Requirement>
Your task is to copy the listing exactly. Drop any pictures from the copy.

Information shown>
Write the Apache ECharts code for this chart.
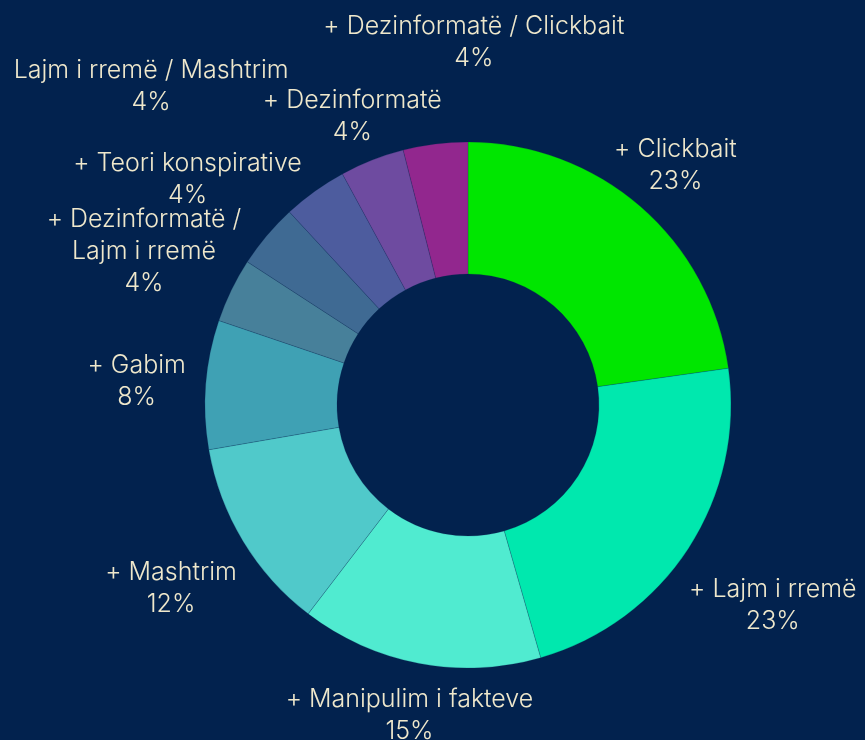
<!DOCTYPE html>
<html lang="sq">
<head>
    <meta charset="UTF-8">
    <title>Llojet e përmbajtjes</title>
    <script src="https://cdn.jsdelivr.net/npm/echarts@6/dist/echarts.min.js"></script>
    <style>
        html, body { margin: 0; padding: 0; background: #02224e; }
        #donut { width: 865px; height: 740px; }
    </style>
</head>
<body>
<div id="donut"></div>
<script>
    // kategoritë dhe përqindjet (sipas radhës në drejtim të akrepave)
    var categories = [
        '+ Clickbait',
        '+ Lajm i rremë',
        '+ Manipulim i fakteve',
        '+ Mashtrim',
        '+ Gabim',
        '+ Dezinformatë /\nLajm i rremë',
        '+ Teori konspirative',
        'Lajm i rremë / Mashtrim',
        '+ Dezinformatë',
        '+ Dezinformatë / Clickbait'
    ];
    var percents = [23, 23, 15, 12, 8, 4, 4, 4, 4, 4];
    var colors = ['#00e600', '#00e8ae', '#50ebd0', '#50c9ca', '#3fa1b4',
        '#47809a', '#3f6a93', '#4d5c9e', '#6e4ba0', '#92278e'];

    // zhvendosje e vogël për etiketat që përplasen
    var labelNudge = {
        0: [-6, 6],
        1: [18, 14],
        3: [-2, 5],
        4: [0, 2],
        5: [28, 17],
        6: [-26, -11],
        7: [-129, -57],
        8: [0, 7],
        9: [45, -50]
    };

    var myChart = echarts.init(document.getElementById('donut'));

    var option = {
        backgroundColor: '#02224e',
        animation: false,
        series: [{
            type: 'pie',
            center: [468, 405],
            radius: [131, 263],
            startAngle: 90,
            clockwise: true,
            data: categories.map(function (name, i) {
                return { name: name, value: percents[i], itemStyle: { color: colors[i] } };
            }),
            itemStyle: { borderColor: 'rgba(10,40,80,0.35)', borderWidth: 0.6 },
            label: {
                show: true,
                position: 'outside',
                formatter: function (p) { return p.name + '\n' + p.value + '%'; },
                color: '#efe8cc',
                fontFamily: 'Inter',
                fontWeight: 300,
                fontSize: 25,
                lineHeight: 32,
                align: 'center',
                overflow: 'none',
                alignTo: 'none'
            },
            labelLine: { show: false },
            emphasis: { disabled: true },
            labelLayout: function (params) {
                var i = params.dataIndex;
                var lay = myChart.getModel().getSeriesByIndex(0).getData().getItemLayout(i);
                var mid = (lay.startAngle + lay.endAngle) / 2;
                var dx = Math.cos(mid), dy = Math.sin(mid);
                var w = params.labelRect.width / 2, h = params.labelRect.height / 2;
                var ext = Math.min(Math.abs(dx) > 1e-6 ? w / Math.abs(dx) : 1e9,
                    Math.abs(dy) > 1e-6 ? h / Math.abs(dy) : 1e9);
                var R = lay.r + 20 + ext;
                var n = labelNudge[i] || [0, 0];
                return {
                    x: lay.cx + R * dx + n[0],
                    y: lay.cy + R * dy + n[1],
                    align: 'center',
                    verticalAlign: 'middle'
                };
            }
        }]
    };

    myChart.setOption(option);
</script>
</body>
</html>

Written answer>
Write the Apache ECharts code for this chart.
<!DOCTYPE html>
<html lang="sq">
<head>
    <meta charset="UTF-8">
    <title>Llojet e përmbajtjes</title>
    <script src="https://cdn.jsdelivr.net/npm/echarts@6/dist/echarts.min.js"></script>
    <style>
        html, body { margin: 0; padding: 0; background: #02224e; }
        #donut { width: 865px; height: 740px; }
    </style>
</head>
<body>
<div id="donut"></div>
<script>
    // kategoritë dhe përqindjet (sipas radhës në drejtim të akrepave)
    var categories = [
        '+ Clickbait',
        '+ Lajm i rremë',
        '+ Manipulim i fakteve',
        '+ Mashtrim',
        '+ Gabim',
        '+ Dezinformatë /\nLajm i rremë',
        '+ Teori konspirative',
        'Lajm i rremë / Mashtrim',
        '+ Dezinformatë',
        '+ Dezinformatë / Clickbait'
    ];
    var percents = [23, 23, 15, 12, 8, 4, 4, 4, 4, 4];
    var colors = ['#00e600', '#00e8ae', '#50ebd0', '#50c9ca', '#3fa1b4',
        '#47809a', '#3f6a93', '#4d5c9e', '#6e4ba0', '#92278e'];

    // zhvendosje e vogël për etiketat që përplasen
    var labelNudge = {
        0: [-6, 6],
        1: [18, 14],
        3: [-2, 5],
        4: [0, 2],
        5: [28, 17],
        6: [-26, -11],
        7: [-129, -57],
        8: [0, 7],
        9: [45, -50]
    };

    var myChart = echarts.init(document.getElementById('donut'));

    var option = {
        backgroundColor: '#02224e',
        animation: false,
        series: [{
            type: 'pie',
            center: [468, 405],
            radius: [131, 263],
            startAngle: 90,
            clockwise: true,
            data: categories.map(function (name, i) {
                return { name: name, value: percents[i], itemStyle: { color: colors[i] } };
            }),
            itemStyle: { borderColor: 'rgba(10,40,80,0.35)', borderWidth: 0.6 },
            label: {
                show: true,
                position: 'outside',
                formatter: function (p) { return p.name + '\n' + p.value + '%'; },
                color: '#efe8cc',
                fontFamily: 'Inter',
                fontWeight: 300,
                fontSize: 25,
                lineHeight: 32,
                align: 'center',
                overflow: 'none',
                alignTo: 'none'
            },
            labelLine: { show: false },
            emphasis: { disabled: true },
            labelLayout: function (params) {
                var i = params.dataIndex;
                var lay = myChart.getModel().getSeriesByIndex(0).getData().getItemLayout(i);
                var mid = (lay.startAngle + lay.endAngle) / 2;
                var dx = Math.cos(mid), dy = Math.sin(mid);
                var w = params.labelRect.width / 2, h = params.labelRect.height / 2;
                var ext = Math.min(Math.abs(dx) > 1e-6 ? w / Math.abs(dx) : 1e9,
                    Math.abs(dy) > 1e-6 ? h / Math.abs(dy) : 1e9);
                var R = lay.r + 20 + ext;
                var n = labelNudge[i] || [0, 0];
                return {
                    x: lay.cx + R * dx + n[0],
                    y: lay.cy + R * dy + n[1],
                    align: 'center',
                    verticalAlign: 'middle'
                };
            }
        }]
    };

    myChart.setOption(option);
</script>
</body>
</html>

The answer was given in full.